### Material

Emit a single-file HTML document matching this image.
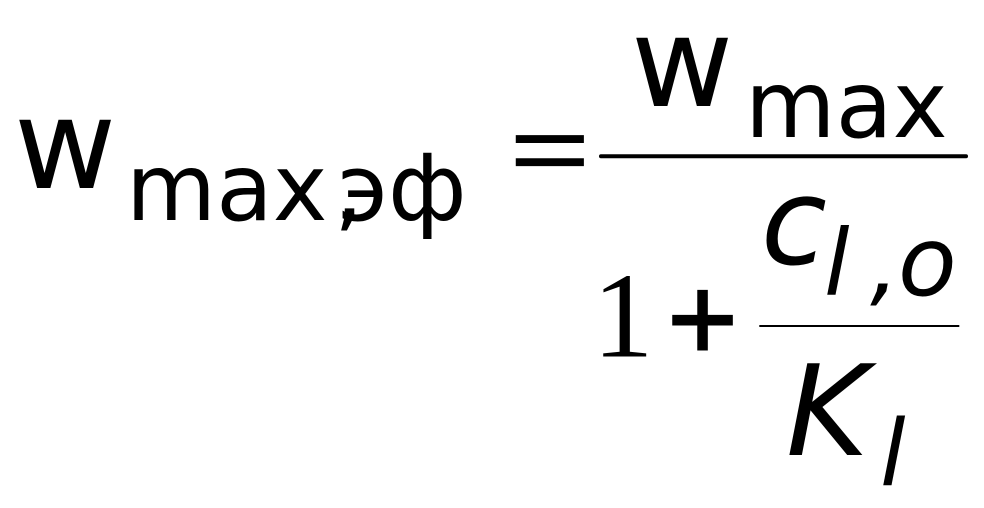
<!DOCTYPE html>
<html>
<head>
<meta charset="utf-8">
<style>
html,body{margin:0;padding:0;background:#fff;width:984px;height:508px;overflow:hidden}
svg{display:block}
text{font-family:"DejaVu Sans",sans-serif;fill:#000}
.i{font-style:italic}
</style>
</head>
<body>
<svg width="984" height="508" viewBox="0 0 984 508" xmlns="http://www.w3.org/2000/svg">
<text x="14" y="188" font-size="125">w</text>
<text x="126" y="220" font-size="92.5">max</text>
<text x="334" y="220" font-size="92">,</text>
<text x="337.5" y="220" font-size="92">эф</text>
<text transform="translate(510 189) scale(1 .82)" x="0" y="0" font-size="141" stroke="#000" stroke-width="2.5" style="font-family:'Liberation Serif',serif">=</text>
<text x="631" y="106" font-size="125">w</text>
<text x="745" y="137" font-size="93">max</text>
<rect x="599" y="154.3" width="369" height="4" rx="2"/>
<text x="592.5" y="356.7" font-size="122" style="font-family:'Liberation Serif',serif">1</text>
<text x="664" y="349" font-size="92" stroke="#000" stroke-width="3">+</text>
<text x="761" y="264" font-size="120" class="i">c</text>
<text x="824" y="295" font-size="92" class="i">l</text>
<text x="870" y="295" font-size="92" class="i">,</text>
<text x="898" y="295" font-size="96" class="i">o</text>
<rect x="759.3" y="325" width="200" height="2"/>
<text x="786" y="455" font-size="126" class="i">K</text>
<text x="880" y="485.7" font-size="92" class="i">l</text>
</svg>
</body>
</html>
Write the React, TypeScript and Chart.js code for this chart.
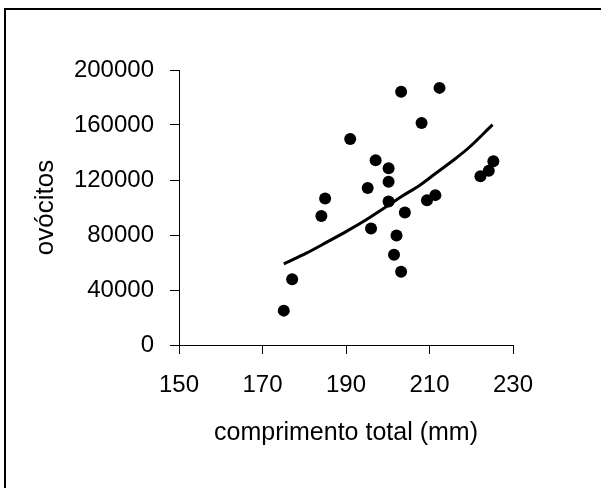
import React, { useEffect, useRef } from "react";
import { Chart, registerables } from "chart.js";

Chart.register(...registerables);

// Observed data: total length (mm) vs oocyte count
const lengthMm = [175.1, 177.1, 184.1, 185.0, 191.0, 195.2, 196.0, 197.1, 200.2, 200.2, 200.2, 201.5, 202.1, 203.2, 203.2, 204.1, 208.1, 209.4, 211.4, 212.4, 222.2, 224.2, 225.3];
const oocytes = [25000, 47900, 93800, 106600, 149900, 114200, 84700, 134300, 128500, 118800, 104400, 65600, 79700, 184100, 53200, 96400, 161500, 105200, 109000, 187000, 122700, 126800, 133600];

// Fitted curve
const trendX = [175.1, 180.5, 185.3, 190.1, 195.7, 200.2, 203.6, 207.6, 211.6, 216.4, 219.6, 225.1];
const trendY = [59000, 66800, 74600, 82600, 92800, 101700, 108600, 116000, 125100, 136000, 144000, 160300];

const xTicks = [150, 170, 190, 210, 230];
const yTicks = [0, 40000, 80000, 120000, 160000, 200000];

const xTitle = "comprimento total (mm)";
const yTitle = "ovócitos";

const FONT = "'Liberation Sans', Arial, Helvetica, sans-serif";

export default function App() {
  const ref = useRef<HTMLCanvasElement | null>(null);

  useEffect(() => {
    document.body.style.margin = "0";
    const canvas = ref.current;
    if (!canvas) return;

    const framePlugin = {
      id: "frame",
      afterDraw(chart: any) {
        const ctx = chart.ctx;
        ctx.save();
        ctx.strokeStyle = "#000";
        ctx.lineWidth = 2;
        ctx.strokeRect(5, 9, 700, 600);
        ctx.restore();
      },
    };

    const chart = new Chart(canvas, {
      type: "scatter",
      data: {
        datasets: [
          {
            type: "line",
            data: trendX.map((x, i) => ({ x, y: trendY[i] })),
            borderColor: "#000",
            borderWidth: 3,
            pointRadius: 0,
            cubicInterpolationMode: "monotone",
            fill: false,
            order: 1,
          } as any,
          {
            type: "scatter",
            data: lengthMm.map((x, i) => ({ x, y: oocytes[i] })),
            backgroundColor: "#000",
            borderColor: "#000",
            pointRadius: 6,
            pointBorderWidth: 0,
            order: 0,
          },
        ],
      },
      options: {
        responsive: false,
        animation: false,
        layout: { padding: { left: 20, top: 70, right: 88, bottom: 0 } },
        plugins: {
          legend: { display: false },
          tooltip: { enabled: false },
        },
        scales: {
          x: {
            type: "linear",
            min: xTicks[0],
            max: xTicks[xTicks.length - 1],
            afterBuildTicks: (scale: any) => {
              scale.ticks = xTicks.map((v) => ({ value: v }));
            },
            afterFit: (scale: any) => {
              scale.height = 143;
            },
            grid: {
              display: true,
              drawOnChartArea: false,
              drawTicks: true,
              tickLength: 9,
              color: "#000",
              lineWidth: 1,
            },
            border: { display: true, color: "#000", width: 1 },
            ticks: {
              padding: 17,
              color: "#000",
              font: { family: FONT, size: 24 },
              maxRotation: 0,
              callback: (v: any) => String(v),
            },
            title: {
              display: true,
              text: xTitle,
              color: "#000",
              font: { family: FONT, size: 25 },
              padding: { top: 0, bottom: 40 },
            },
          },
          y: {
            type: "linear",
            min: yTicks[0],
            max: yTicks[yTicks.length - 1],
            afterBuildTicks: (scale: any) => {
              scale.ticks = yTicks.map((v) => ({ value: v }));
            },
            afterFit: (scale: any) => {
              scale.width = 159;
            },
            grid: {
              display: true,
              drawOnChartArea: false,
              drawTicks: true,
              tickLength: 9,
              color: "#000",
              lineWidth: 1,
            },
            border: { display: true, color: "#000", width: 1 },
            ticks: {
              padding: 16,
              color: "#000",
              font: { family: FONT, size: 24 },
              callback: (v: any) => String(v),
            },
            title: {
              display: true,
              text: yTitle,
              color: "#000",
              font: { family: FONT, size: 26 },
              padding: { top: 10, bottom: 0 },
            },
          },
        },
      },
      plugins: [framePlugin],
    });

    return () => chart.destroy();
  }, []);

  return (
    <div style={{ width: 601, height: 488, background: "#fff" }}>
      <canvas ref={ref} width={601} height={488} style={{ display: "block", width: 601, height: 488 }} />
    </div>
  );
}
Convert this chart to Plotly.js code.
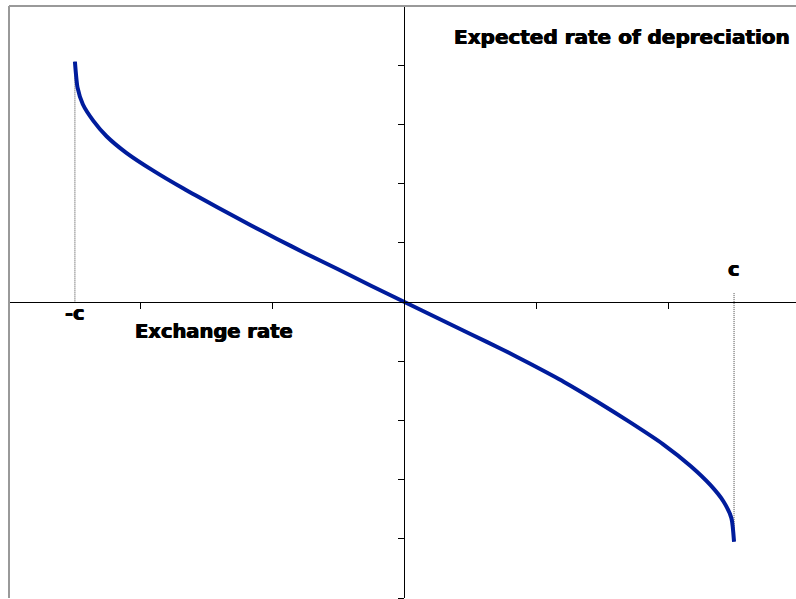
<!DOCTYPE html>
<html>
<head>
<meta charset="utf-8">
<script src="https://cdn.plot.ly/plotly-3.0.1.min.js"></script>
<style>html,body{margin:0;padding:0;background:#fff;}</style>
</head>
<body>
<div id="chart" style="width:796px;height:599px;"></div>
<script>
// Band edge (target-zone limit)
const cValue = 2.5;
// Exchange rate (x) and expected rate of depreciation (y)
const xRate = [-2.50, -2.48, -2.44, -2.36, -2.26, -2.11, -1.90, -1.68, -1.42, -1.17, -0.97, -0.75, -0.5, -0.25, 0,
               0.25, 0.5, 0.75, 0.95, 1.21, 1.46, 1.71, 1.96, 2.17, 2.32, 2.42, 2.48, 2.50];
const expDep = [4.06, 3.62, 3.34, 3.06, 2.80, 2.52, 2.21, 1.92, 1.60, 1.30, 1.07, 0.82, 0.55, 0.27, 0,
                -0.27, -0.54, -0.81, -1.04, -1.35, -1.68, -2.03, -2.40, -2.77, -3.09, -3.37, -3.65, -4.05];
const rightGuideTop = 0.15;
const xLabel = 'Exchange rate';
const yLabel = 'Expected rate of depreciation';

const last = expDep.length - 1;
const guide = {color: '#444', width: 1, dash: '1px,1px'};
const traces = [
  {x: [-cValue, -cValue], y: [expDep[0], 0], mode: 'lines', line: guide, hoverinfo: 'skip'},
  {x: [cValue, cValue], y: [rightGuideTop, expDep[last]], mode: 'lines', line: guide, hoverinfo: 'skip'},
  {x: xRate, y: expDep, mode: 'lines',
   line: {color: '#001c9c', width: 4, shape: 'spline', smoothing: 0.6}}
];

const xr = [-3, 2.97];
const axCommon = {showgrid: false, zeroline: false, showline: true, linecolor: '#000', linewidth: 1,
  ticks: 'outside', ticklen: 6, tickcolor: '#000', tickwidth: 1, showticklabels: false,
  dtick: 1, tick0: 0, anchor: 'free', fixedrange: true};

const shadow = '0.5px 0 0 #000, -0.5px 0 0 #000';
const fontBig = {family: 'DejaVu Sans', size: 20, color: '#000', weight: 'bold', shadow: shadow};
const font = {family: 'DejaVu Sans', size: 19.5, color: '#000', weight: 'bold', shadow: shadow};
const layout = {
  width: 796, height: 599,
  margin: {l: 9, r: 0, t: 6, b: 1, pad: 0},
  paper_bgcolor: '#fff', plot_bgcolor: '#fff',
  showlegend: false,
  xaxis: Object.assign({}, axCommon, {range: xr, position: 0.5}),
  yaxis: Object.assign({}, axCommon, {range: [-5, 5], position: (0 - xr[0]) / (xr[1] - xr[0])}),
  shapes: [
    {type: 'line', xref: 'paper', yref: 'paper', x0: 0, x1: 0, y0: 0, y1: 1, line: {color: '#999', width: 2}},
    {type: 'line', xref: 'paper', yref: 'paper', x0: 0, x1: 1, y0: 1, y1: 1, line: {color: '#999', width: 2}}
  ],
  annotations: [
    {text: yLabel, xref: 'paper', yref: 'paper', x: 0.779, y: 0.948, xanchor: 'center', yanchor: 'middle', showarrow: false, font: fontBig},
    {text: xLabel, xref: 'paper', yref: 'paper', x: 0.2605, y: 0.451, xanchor: 'center', yanchor: 'middle', showarrow: false, font: font},
    {text: '-c', xref: 'x', yref: 'y', x: -cValue, y: -0.2, xanchor: 'center', yanchor: 'middle', showarrow: false, font: font},
    {text: 'c', xref: 'x', yref: 'y', x: cValue, y: 0.55, xanchor: 'center', yanchor: 'middle', showarrow: false, font: font}
  ]
};
Plotly.newPlot('chart', traces, layout, {staticPlot: true, displayModeBar: false});
</script>
</body>
</html>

### Task
Return exactly the lines from the one with "Write the React, TypeScript" to the one with "Chart.register(...registerables);", both ends kept, and only those. Images are left out.

### Reply to the task
Write the React, TypeScript and Chart.js code for this chart.
import React, { useEffect, useRef } from "react";
import { Chart, registerables } from "chart.js";

Chart.register(...registerables);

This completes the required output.